#### [DATA SUPPLIED]
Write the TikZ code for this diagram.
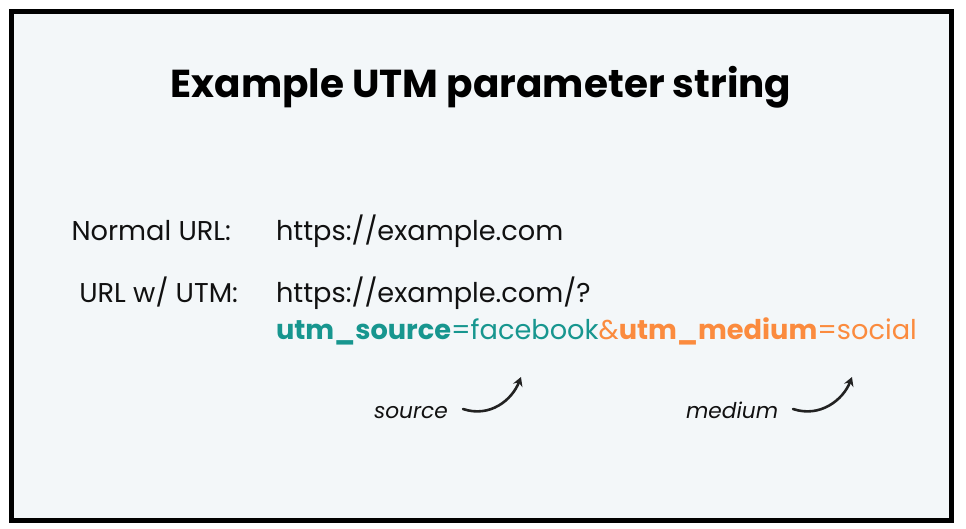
\documentclass[tikz,border=0pt]{standalone}
\usepackage{fontspec}
\setmainfont{Poppins}
\definecolor{bgc}{HTML}{F3F7F9}
\definecolor{teal}{HTML}{17968F}
\definecolor{orng}{HTML}{FB8B3E}
\definecolor{ink}{HTML}{111111}
\definecolor{arr}{HTML}{222222}
\tikzset{
  txt/.style={inner sep=0pt, outer sep=0pt, anchor=base west, text=ink, font=\fontsize{27.3}{32}\selectfont},
  lbl/.style={inner sep=0pt, outer sep=0pt, anchor=base west, text=ink, font=\fontsize{21.8}{25}\selectfont\itshape},
  curl/.style={draw=arr, line width=2.6pt, line cap=round, -{Stealth[length=9pt,width=10pt,inset=3pt]}}
}
\usetikzlibrary{arrows.meta}
\begin{document}
\begin{tikzpicture}[x=1bp,y=-1bp]
\useasboundingbox (0,0) rectangle (966,529);
\fill[white] (0,0) rectangle (966,529);
\draw[fill=bgc, line width=5bp] (11.5,12) rectangle (951.5,520.5);
\node[inner sep=0pt, anchor=base, text=black, font=\fontsize{39.1}{45}\selectfont\bfseries] (title) at (481,98) {Example UTM parameter string};
\node[txt, anchor=base east] (nl) at (231,241) {Normal URL:};
\node[txt] (nu) at (276,241) {https://example.com};
\node[txt, anchor=base east] (ul) at (238,303) {URL w/ UTM:};
\node[txt] (uu) at (276,303) {https://example.com/?};
\node[txt] (up) at (276,340) {\textcolor{teal}{\bfseries utm\_source}\textcolor{teal}{=facebook}\textcolor{orng}{\&}\textcolor{orng}{\bfseries utm\_medium}\textcolor{orng}{=social}};
\node[lbl] (ls) at (374,418) {source};
\node[lbl] (lm) at (686,418) {medium};
\coordinate (s1) at (463,409);
\coordinate (s2) at (521,377);
\coordinate (m1) at (793,409);
\coordinate (m2) at (852,377);
\draw[curl] (s1) .. controls (490,418) and (512,400) .. (s2);
\draw[curl] (m1) .. controls (820,418) and (843,400) .. (m2);
\end{tikzpicture}
\end{document}
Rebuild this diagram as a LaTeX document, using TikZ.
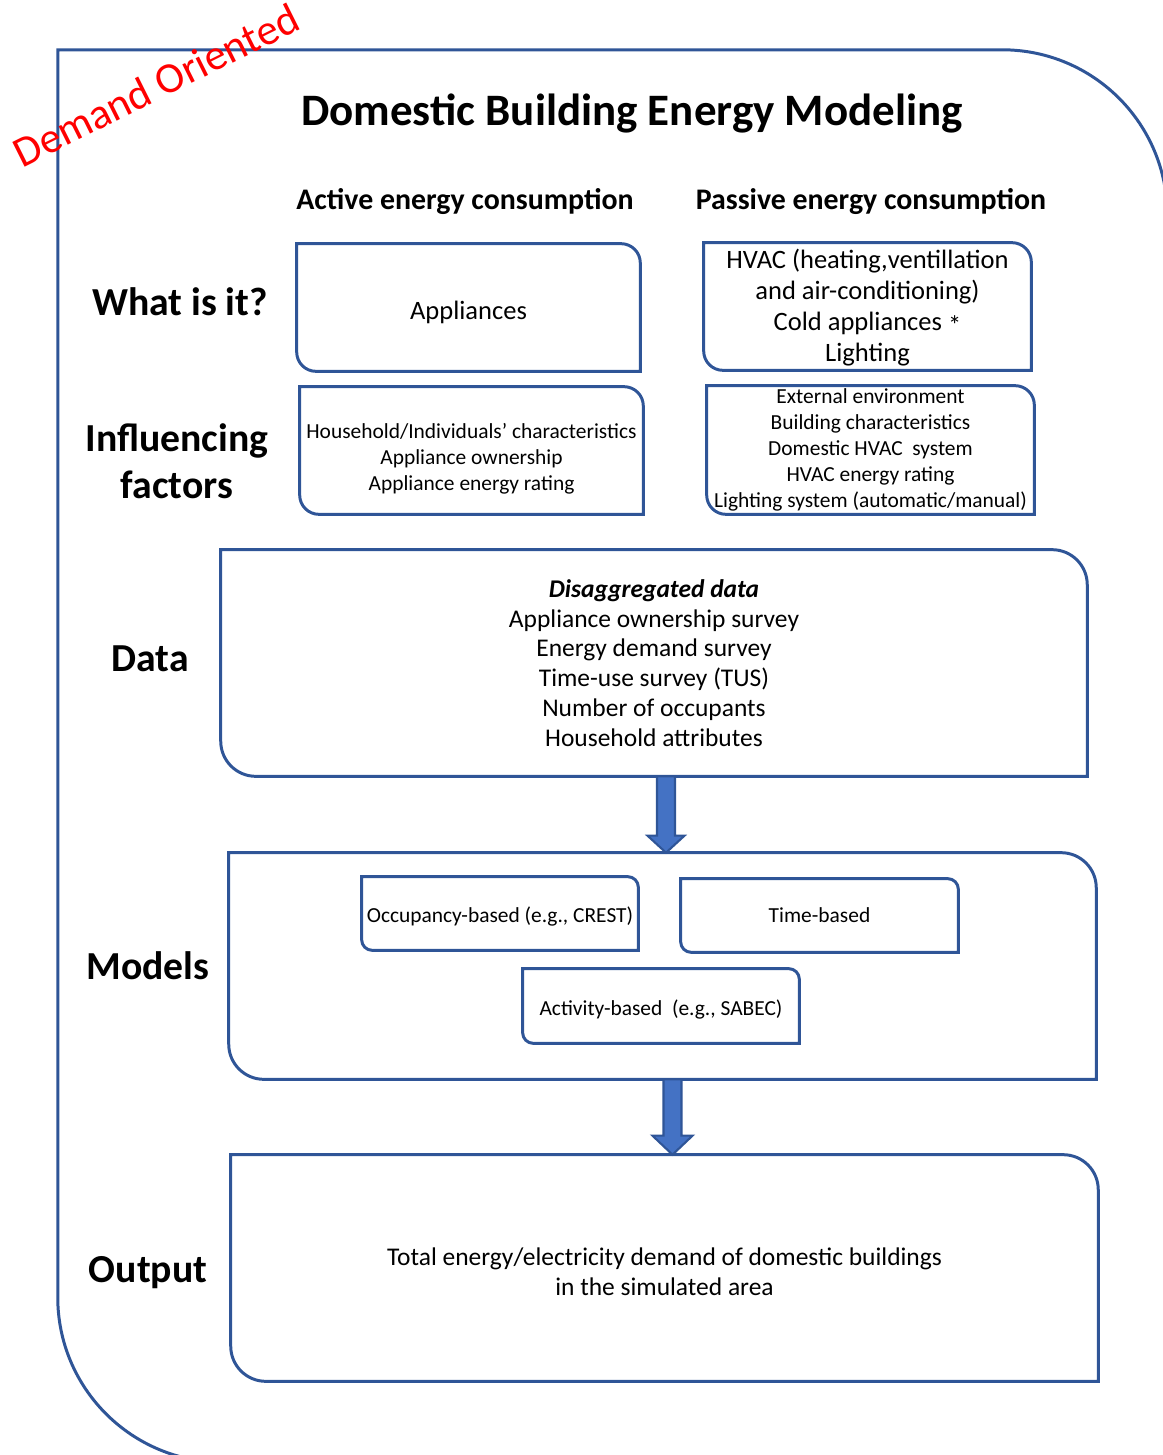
\documentclass[tikz,border=0pt]{standalone}
\usepackage{fontspec}
\setmainfont{Carlito}
\usepackage{tikz}
\usetikzlibrary{calc}

\definecolor{frameblue}{HTML}{2F5597}
\definecolor{arrowblue}{HTML}{4472C4}

% frame with rounded top-right and bottom-left corners
\newcommand{\roundframe}[2]{%
  \draw[frame] (#1.north west) -- (#1.north) [rounded corners=#2] -- (#1.north east) -- (#1.east)
    [sharp corners] -- (#1.south east) -- (#1.south) [rounded corners=#2] -- (#1.south west) -- (#1.west)
    [sharp corners] -- cycle;}

\tikzset{
  frame/.style={draw=frameblue,line width=1.7pt},
  blockarrow/.style={draw=frameblue,fill=arrowblue,line width=1.2pt,line join=miter},
  titletext/.style={font=\fontsize{25.6}{30}\selectfont\bfseries},
  headtext/.style={font=\fontsize{17}{20}\selectfont\bfseries},
  rowtext/.style={font=\fontsize{22.6}{26.7}\selectfont\bfseries,align=center},
  bodytext/.style={font=\fontsize{14.5}{17}\selectfont,align=center,inner sep=0pt},
  bigtext/.style={font=\fontsize{15.1}{17.7}\selectfont,align=center,inner sep=0pt},
  smalltext/.style={font=\fontsize{12.2}{14.7}\selectfont,align=center,inner sep=0pt}
}

\begin{document}
\begin{tikzpicture}[x=0.02cm,y=-0.02cm]
  \useasboundingbox (0,0) rectangle (1163,1455);
  \clip (0,0) rectangle (1163,1455);

  % outer frame
  \node[minimum width=22.18cm,minimum height=28.24cm,inner sep=0pt] (outer) at (612.5,756) {};
  \roundframe{outer}{3.3cm}

  \node[red,rotate=26.5,font=\fontsize{24.5}{28}\selectfont] (demand) at (156,85) {Demand Oriented};
  \node[titletext] (title) at (632,113) {Domestic Building Energy Modeling};

  % column headings
  \node[headtext] (active) at (465,202) {Active energy consumption};
  \node[headtext] (passive) at (871,202) {Passive energy consumption};

  % row labels
  \node[rowtext] (what) at (180,302) {What is it?};
  \node[rowtext] (influence) at (177,461) {Influencing\\factors};
  \node[rowtext] (datalabel) at (150,659) {Data};
  \node[rowtext] (modellabel) at (148,966) {Models};
  \node[rowtext] (outlabel) at (148,1273) {Output};

  % what is it
  \node[bigtext,minimum width=6.86cm,minimum height=2.54cm] (appl) at (468.5,307.5) {\rule{0pt}{16pt}Appliances};
  \node[bigtext,minimum width=6.54cm,minimum height=2.54cm] (hvac) at (867.5,306.5)
    {\rule{0pt}{12pt}HVAC (heating,ventillation\\and air-conditioning)\\Cold appliances \raisebox{-2.5pt}{*}\\Lighting};
  \roundframe{appl}{11pt}
  \roundframe{hvac}{11pt}

  % influencing factors
  \node[smalltext,minimum width=6.86cm,minimum height=2.54cm] (inflact) at (471.5,450.5)
    {\rule{0pt}{18pt}Household/Individuals’ characteristics\\Appliance ownership\\Appliance energy rating};
  \node[smalltext,minimum width=6.54cm,minimum height=2.56cm] (inflpas) at (870.5,450)
    {External environment\\Building characteristics\\Domestic HVAC\ \ system\\HVAC energy rating\\Lighting system (automatic/manual)};
  \roundframe{inflact}{11pt}
  \roundframe{inflpas}{11pt}

  % data
  \node[bodytext,minimum width=17.32cm,minimum height=4.52cm] (data) at (654,663)
    {\textbf{\textit{Disaggregated data}}\\Appliance ownership survey\\Energy demand survey\\Time-use survey (TUS)\\Number of occupants\\Household attributes};
  \roundframe{data}{20pt}

  % models
  \node[minimum width=17.34cm,minimum height=4.52cm,inner sep=0pt] (models) at (662.5,966) {};
  \roundframe{models}{20pt}
  \node[smalltext,minimum width=5.52cm,minimum height=1.46cm] (occ) at (500,913.5) {\rule{0pt}{12.5pt}Occupancy-based (e.g., CREST)};
  \node[smalltext,minimum width=5.54cm,minimum height=1.46cm] (timeb) at (819.5,915.5) {Time-based};
  \node[smalltext,minimum width=5.52cm,minimum height=1.48cm] (actb) at (661,1006) {\rule{0pt}{12.5pt}Activity-based\ \ (e.g., SABEC)};
  \roundframe{occ}{6pt}
  \roundframe{timeb}{6pt}
  \roundframe{actb}{6pt}

  % output
  \node[bodytext,minimum width=17.34cm,minimum height=4.52cm] (out) at (664.5,1268)
    {\rule{0pt}{14pt}Total energy/electricity demand of domestic buildings\\in the simulated area};
  \roundframe{out}{20pt}

  % arrows
  \coordinate (arrA) at ([xshift=0.24cm]data.south);
  \coordinate (arrAend) at (arrA |- models.north);
  \draw[blockarrow] ([xshift=-0.18cm]arrA) -- ([xshift=-0.18cm,yshift=0.34cm]arrAend)
    -- ([xshift=-0.37cm,yshift=0.34cm]arrAend) -- (arrAend) -- ([xshift=0.37cm,yshift=0.34cm]arrAend)
    -- ([xshift=0.18cm,yshift=0.34cm]arrAend) -- ([xshift=0.18cm]arrA) -- cycle;

  \coordinate (arrB) at ([xshift=0.2cm]models.south);
  \coordinate (arrBend) at (arrB |- out.north);
  \draw[blockarrow] ([xshift=-0.18cm]arrB) -- ([xshift=-0.18cm,yshift=0.38cm]arrBend)
    -- ([xshift=-0.4cm,yshift=0.38cm]arrBend) -- (arrBend) -- ([xshift=0.4cm,yshift=0.38cm]arrBend)
    -- ([xshift=0.18cm,yshift=0.38cm]arrBend) -- ([xshift=0.18cm]arrB) -- cycle;
\end{tikzpicture}
\end{document}
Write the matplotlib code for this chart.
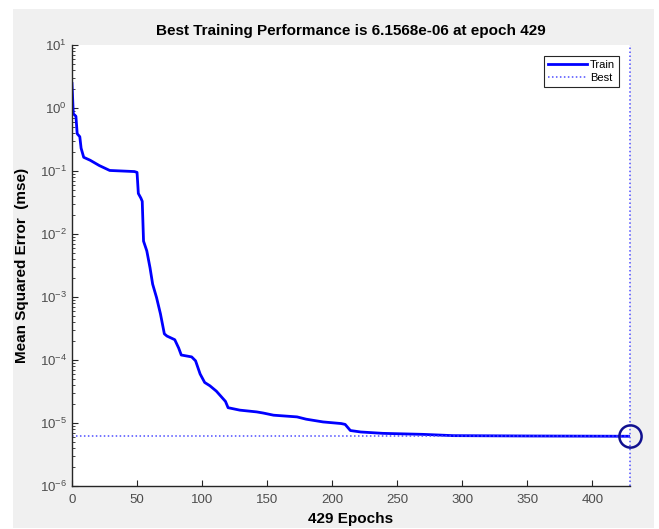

#### [REQUIREMENTS]
Copy down every line of the material above that includes the string "this".

#### [FINISHED TASK]
Write the TikZ code for this diagram.
Rebuild this diagram as a LaTeX document, using TikZ.
Write the matplotlib code for this chart.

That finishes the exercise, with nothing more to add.